As exigências de Cavaco Silva

Como as coisas estão, Cavaco só pode investir António Costa se desinvestir em si próprio.

À hora a que escrevo, a página oficial da Presidência da República informa-nos de que: “Presidente Cavaco Silva observou unidade de aquicultura da IlhaPeixe”, “Presidente visitou em Câmara de Lobos nova unidade produtiva da Vinhos Barbeito”, “Presidente inaugurou no Funchal Design Centre Nini Andrade Silva”. Consta que também houve divertidas considerações sobre o tamanho da banana da Madeira. Isto é esquisito? Sim, há que admitir que é um pouco esquisito. Não querendo eu desmerecer a machucha importância da Sétima Jornada do Roteiro para uma Economia Dinâmica, assim de repente lembro-me de um ou dois assuntos mais urgentes para Cavaco tratar.

E se eu acho isto esquisito, imaginem os socialistas, os comunistas e os bloquistas, que se desdobraram, num estado semicatatónico, em entrevistas e depoimentos enquanto durava o périplo madeirense do Presidente da República. “É um escândalo!”, gritou Jorge Lacão. “É indigno!”, sussurrou Marisa Matias. “É um gangster!”, ululou o deputado do PS Tiago Barbosa Ribeiro. Convencidíssima de que a jogada de António Costa foi limpinha, limpinha, a esquerda olha agora para Cavaco como se ele fosse um apanha-bolas a queimar tempo para impedir a equipa contrária de ganhar o jogo. Só há um problema com tão arguto raciocínio: Cavaco não é um apanha-bolas. Não agora. Não nesta altura do campeonato. Durante boa parte do seu mandato, a Constituição, de facto, atribui ao Presidente pouco mais do que um papel de figuração. Mas, neste preciso momento, Cavaco Silva é um verdadeiro árbitro do sistema político, e é tão constitucional dar posse a António Costa como não dar posse a António Costa.

Mais do que isso: se Cavaco assinasse de cruz os papelinhos que o secretário-geral do PS andou a congeminar com a esquerda, sem reclamar garantias adicionais, estaria a trair as suas funções de contrapeso do regime e a imolar o discurso que proferiu no dia 30 de Outubro. Foi há apenas 20 dias, mas, dada a falta de memória generalizada, convém recordar as suas palavras e a utilização de um verbo pouco dado a subtilezas – exigir. Disse Cavaco: “Exige-se ao Governo que respeite as regras europeias de disciplina orçamental, nomeadamente o Pacto de Estabilidade e Crescimento, os pacotes legislativos denominados Six Pack e Two Pack e o Tratado Orçamental”. E, para quem tivesse dúvidas, lá veio o verbo outra vez: “Exige-se, igualmente, que o Governo respeite os compromissos assumidos pelo Estado português no âmbito da União Bancária.”

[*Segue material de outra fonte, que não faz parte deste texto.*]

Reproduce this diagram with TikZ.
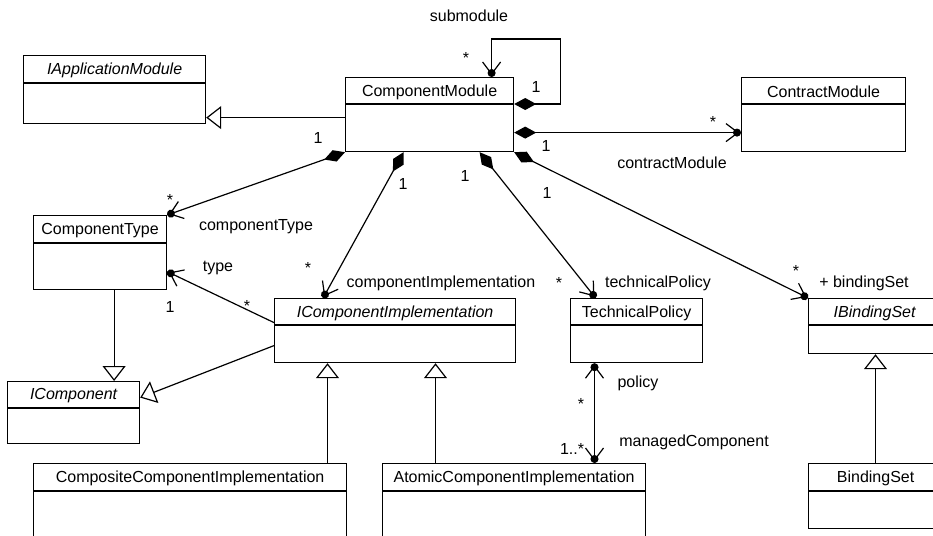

Não é “aconselha-se”. Não é “recomenda-se”. Não é “seria porreiro, pá”. É “exige-se”. E eu continuo sem ver como é que estas exigências são cumpridas pelos três papelinhos assinados pelo PS. Aliás, tendo em conta que a Europa não é referida uma só vez, será difícil encontrar por ali qualquer interpretação generosa que permita inferir que Bloco, PCP e PEV estão disponíveis para aceitar tais responsabilidades. Ah, esperem, é verdade: os três partidos assumiram que aquilo que será posto em prática é o programa eleitoral do PS, e o programa do PS assume o respeito pelos compromissos europeus. Mas aí, vão-me desculpar: se o programa do PS assume os compromissos europeus e se o Bloco, o PCP e o PEV assumem o programa do PS, então eles que apliquem a propriedade transitiva à política e assinem de uma vez por todos um acordo decente. Como as coisas estão, Cavaco só pode investir António Costa se desinvestir em si próprio.